### INFORMATION SUPPLIED ###
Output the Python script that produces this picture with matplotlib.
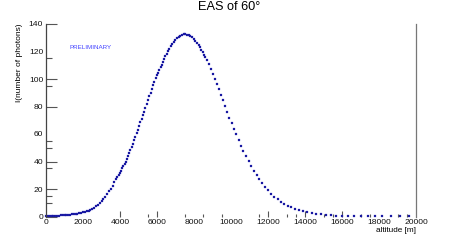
import numpy as np
import matplotlib
matplotlib.use('Agg')
import matplotlib.pyplot as plt

# values
altitude_m = [
    0, 100, 200, 300, 400, 500, 600, 700, 800, 900,
    1000, 1100, 1200, 1300, 1400, 1500, 1600, 1700, 1800, 1900,
    2000, 2100, 2200, 2300, 2400, 2500, 2600, 2700, 2800, 2900,
    3000, 3100, 3200, 3300, 3400, 3500, 3600, 3700,
    3800, 3850, 3930, 3980, 4050, 4120, 4180, 4250, 4310, 4380,
    4440, 4500, 4560, 4630, 4690, 4760, 4830, 4900, 4970, 5040,
    5100, 5170, 5230, 5300, 5370, 5440, 5510, 5580, 5650, 5720,
    5790, 5860, 5930, 6000, 6070, 6130,
    6200, 6260, 6320, 6380, 6450, 6520, 6590, 6660, 6740, 6830,
    6900, 6990, 7080, 7170, 7260, 7350, 7440, 7530, 7620, 7710,
    7800, 7890, 7980, 8070, 8160, 8250, 8320, 8390, 8470, 8540, 8610,
    8690, 8790, 8900, 9010, 9120, 9230, 9340, 9460, 9570, 9680,
    9800, 9910, 10040, 10160, 10290, 10420, 10540, 10660, 10810, 10960, 11080,
    11260, 11390, 11530, 11690, 11850, 12020, 12180, 12340, 12520, 12700,
    12880, 13080, 13260, 13480, 13690, 13910, 14120, 14360, 14610, 14850,
    15140, 15420, 15690,
    15980, 16340, 16660, 17010, 17390, 17780, 18180, 18630, 19140, 19620,
]
photons = [
    0.37, 0.4, 0.43, 0.47, 0.52, 0.57, 0.63, 0.7, 0.78, 0.85,
    0.95, 1.05, 1.2, 1.35, 1.5, 1.7, 1.9, 2.15, 2.4, 2.7,
    3.0, 3.4, 3.8, 4.3, 4.9, 5.6, 6.4, 7.3, 8.4, 9.6,
    11.0, 12.6, 14.3, 16.2, 18.2, 20.3, 22.5, 24.8,
    27.2, 28.4, 30.1, 31.6, 33.2, 35.0, 36.6, 38.3, 40.0, 41.9,
    43.9, 46.0, 48.3, 50.7, 52.8, 55.3, 57.9, 60.4, 62.8, 65.7,
    68.4, 71.0, 73.7, 76.3, 79.0, 81.9, 84.6, 87.4, 90.1, 92.8,
    95.5, 98.0, 100.4, 102.6, 104.7, 106.6,
    108.5, 110.5, 112.5, 114.4, 116.5, 118.5, 120.3, 122.0, 123.8, 125.6,
    127.0, 128.5, 129.8, 130.8, 131.6, 132.1, 132.4, 132.5, 132.3, 131.9,
    131.2, 130.3, 129.2, 127.9, 126.3, 124.6, 123.0, 121.4, 119.5, 117.7, 115.7,
    113.6, 110.7, 107.5, 103.9, 100.3, 96.7, 92.5, 88.7, 84.5, 80.7,
    76.3, 72.0, 68.1, 63.7, 59.9, 55.5, 51.4, 47.8, 43.9, 40.1, 36.7,
    33.2, 30.1, 27.0, 24.3, 21.4, 19.0, 16.5, 14.4, 12.5, 10.7,
    9.1, 7.8, 6.7, 5.4, 4.5, 3.8, 3.3, 2.5, 2.0, 1.6,
    1.1, 0.9, 0.4,
    0.35, 0.3, 0.25, 0.2, 0.2, 0.15, 0.15, 0.1, 0.1, 0.1,
]
x_ticks = [0, 2000, 4000, 6000, 8000, 10000, 12000, 14000, 16000, 18000, 20000]
y_ticks = [0, 20, 40, 60, 80, 100, 120, 140]

plt.rcParams['font.family'] = ['Liberation Sans', 'DejaVu Sans']

fig = plt.figure(figsize=(4.63, 2.41), dpi=100)
ax = fig.add_axes([46/463, 1 - 216.5/241, 370/463, 192.5/241])

ax.plot(altitude_m, photons, ls='none', marker='s', ms=1.9, mew=0.2,
        mec='#3a3ac0', color='#0c0c96', clip_on=False)

ax.set_xlim(0, 20000)
ax.set_ylim(0, 140)
ax.set_xticks(x_ticks)
ax.set_xticklabels([str(v) for v in x_ticks])
ax.set_yticks(y_ticks)
ax.set_yticklabels([str(v) for v in y_ticks])
ax.set_xticks([5500, 7500, 8500, 9500, 11500, 13000, 13500, 15000, 15500, 17000, 17500, 19000, 19500], minor=True)
ax.set_yticks([10, 15, 35, 50, 55, 95, 115], minor=True)

ax.tick_params(axis='both', which='both', direction='in', colors='#555555', labelcolor='#111111',
               labelsize=6.1, width=0.8)
ax.tick_params(axis='y', which='major', length=8, pad=2)
ax.tick_params(axis='y', which='minor', length=4)
ax.tick_params(axis='x', which='major', length=4.5, pad=1.8)
ax.tick_params(axis='x', which='minor', length=2.5)

# ROOT-like sparse tick marks
for t, v in zip(ax.yaxis.get_major_ticks(), y_ticks):
    if v in (60, 120):
        t.tick1line.set_visible(False)
for t, v in zip(ax.xaxis.get_major_ticks(), x_ticks):
    if v not in (4000, 6000, 12000, 14000, 16000):
        t.tick1line.set_visible(False)

for s in ('top', 'bottom'):
    ax.spines[s].set_visible(False)
ax.spines['left'].set_color('#444444')
ax.spines['right'].set_color('#777777')
ax.spines['left'].set_linewidth(0.9)
ax.spines['right'].set_linewidth(0.9)

fig.text(229/463, 1 - 7.5/241, 'EAS of 60\u00b0', ha='center', va='center', fontsize=9.2)
fig.text(20/463, 1 - 23/241, 'I(number of photons)', rotation=90, ha='center', va='top', fontsize=6)
fig.text(416/463, 1 - 230/241, 'altitude [m]', ha='right', va='center', fontsize=5.9)
ax.text(1250, 123, 'PRELIMINARY', color='#4444ff', fontsize=4.5, ha='left', va='center')

fig.savefig('out.png', dpi=100)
###
» **WRITTEN PROBLEM**:
In this exercise, set down all of the data exactly, without the pictures.

» **THE SOLUTION**:
Output the Python script that produces this picture with matplotlib.
import numpy as np
import matplotlib
matplotlib.use('Agg')
import matplotlib.pyplot as plt

# values
altitude_m = [
    0, 100, 200, 300, 400, 500, 600, 700, 800, 900,
    1000, 1100, 1200, 1300, 1400, 1500, 1600, 1700, 1800, 1900,
    2000, 2100, 2200, 2300, 2400, 2500, 2600, 2700, 2800, 2900,
    3000, 3100, 3200, 3300, 3400, 3500, 3600, 3700,
    3800, 3850, 3930, 3980, 4050, 4120, 4180, 4250, 4310, 4380,
    4440, 4500, 4560, 4630, 4690, 4760, 4830, 4900, 4970, 5040,
    5100, 5170, 5230, 5300, 5370, 5440, 5510, 5580, 5650, 5720,
    5790, 5860, 5930, 6000, 6070, 6130,
    6200, 6260, 6320, 6380, 6450, 6520, 6590, 6660, 6740, 6830,
    6900, 6990, 7080, 7170, 7260, 7350, 7440, 7530, 7620, 7710,
    7800, 7890, 7980, 8070, 8160, 8250, 8320, 8390, 8470, 8540, 8610,
    8690, 8790, 8900, 9010, 9120, 9230, 9340, 9460, 9570, 9680,
    9800, 9910, 10040, 10160, 10290, 10420, 10540, 10660, 10810, 10960, 11080,
    11260, 11390, 11530, 11690, 11850, 12020, 12180, 12340, 12520, 12700,
    12880, 13080, 13260, 13480, 13690, 13910, 14120, 14360, 14610, 14850,
    15140, 15420, 15690,
    15980, 16340, 16660, 17010, 17390, 17780, 18180, 18630, 19140, 19620,
]
photons = [
    0.37, 0.4, 0.43, 0.47, 0.52, 0.57, 0.63, 0.7, 0.78, 0.85,
    0.95, 1.05, 1.2, 1.35, 1.5, 1.7, 1.9, 2.15, 2.4, 2.7,
    3.0, 3.4, 3.8, 4.3, 4.9, 5.6, 6.4, 7.3, 8.4, 9.6,
    11.0, 12.6, 14.3, 16.2, 18.2, 20.3, 22.5, 24.8,
    27.2, 28.4, 30.1, 31.6, 33.2, 35.0, 36.6, 38.3, 40.0, 41.9,
    43.9, 46.0, 48.3, 50.7, 52.8, 55.3, 57.9, 60.4, 62.8, 65.7,
    68.4, 71.0, 73.7, 76.3, 79.0, 81.9, 84.6, 87.4, 90.1, 92.8,
    95.5, 98.0, 100.4, 102.6, 104.7, 106.6,
    108.5, 110.5, 112.5, 114.4, 116.5, 118.5, 120.3, 122.0, 123.8, 125.6,
    127.0, 128.5, 129.8, 130.8, 131.6, 132.1, 132.4, 132.5, 132.3, 131.9,
    131.2, 130.3, 129.2, 127.9, 126.3, 124.6, 123.0, 121.4, 119.5, 117.7, 115.7,
    113.6, 110.7, 107.5, 103.9, 100.3, 96.7, 92.5, 88.7, 84.5, 80.7,
    76.3, 72.0, 68.1, 63.7, 59.9, 55.5, 51.4, 47.8, 43.9, 40.1, 36.7,
    33.2, 30.1, 27.0, 24.3, 21.4, 19.0, 16.5, 14.4, 12.5, 10.7,
    9.1, 7.8, 6.7, 5.4, 4.5, 3.8, 3.3, 2.5, 2.0, 1.6,
    1.1, 0.9, 0.4,
    0.35, 0.3, 0.25, 0.2, 0.2, 0.15, 0.15, 0.1, 0.1, 0.1,
]
x_ticks = [0, 2000, 4000, 6000, 8000, 10000, 12000, 14000, 16000, 18000, 20000]
y_ticks = [0, 20, 40, 60, 80, 100, 120, 140]

plt.rcParams['font.family'] = ['Liberation Sans', 'DejaVu Sans']

fig = plt.figure(figsize=(4.63, 2.41), dpi=100)
ax = fig.add_axes([46/463, 1 - 216.5/241, 370/463, 192.5/241])

ax.plot(altitude_m, photons, ls='none', marker='s', ms=1.9, mew=0.2,
        mec='#3a3ac0', color='#0c0c96', clip_on=False)

ax.set_xlim(0, 20000)
ax.set_ylim(0, 140)
ax.set_xticks(x_ticks)
ax.set_xticklabels([str(v) for v in x_ticks])
ax.set_yticks(y_ticks)
ax.set_yticklabels([str(v) for v in y_ticks])
ax.set_xticks([5500, 7500, 8500, 9500, 11500, 13000, 13500, 15000, 15500, 17000, 17500, 19000, 19500], minor=True)
ax.set_yticks([10, 15, 35, 50, 55, 95, 115], minor=True)

ax.tick_params(axis='both', which='both', direction='in', colors='#555555', labelcolor='#111111',
               labelsize=6.1, width=0.8)
ax.tick_params(axis='y', which='major', length=8, pad=2)
ax.tick_params(axis='y', which='minor', length=4)
ax.tick_params(axis='x', which='major', length=4.5, pad=1.8)
ax.tick_params(axis='x', which='minor', length=2.5)

# ROOT-like sparse tick marks
for t, v in zip(ax.yaxis.get_major_ticks(), y_ticks):
    if v in (60, 120):
        t.tick1line.set_visible(False)
for t, v in zip(ax.xaxis.get_major_ticks(), x_ticks):
    if v not in (4000, 6000, 12000, 14000, 16000):
        t.tick1line.set_visible(False)

for s in ('top', 'bottom'):
    ax.spines[s].set_visible(False)
ax.spines['left'].set_color('#444444')
ax.spines['right'].set_color('#777777')
ax.spines['left'].set_linewidth(0.9)
ax.spines['right'].set_linewidth(0.9)

fig.text(229/463, 1 - 7.5/241, 'EAS of 60\u00b0', ha='center', va='center', fontsize=9.2)
fig.text(20/463, 1 - 23/241, 'I(number of photons)', rotation=90, ha='center', va='top', fontsize=6)
fig.text(416/463, 1 - 230/241, 'altitude [m]', ha='right', va='center', fontsize=5.9)
ax.text(1250, 123, 'PRELIMINARY', color='#4444ff', fontsize=4.5, ha='left', va='center')

fig.savefig('out.png', dpi=100)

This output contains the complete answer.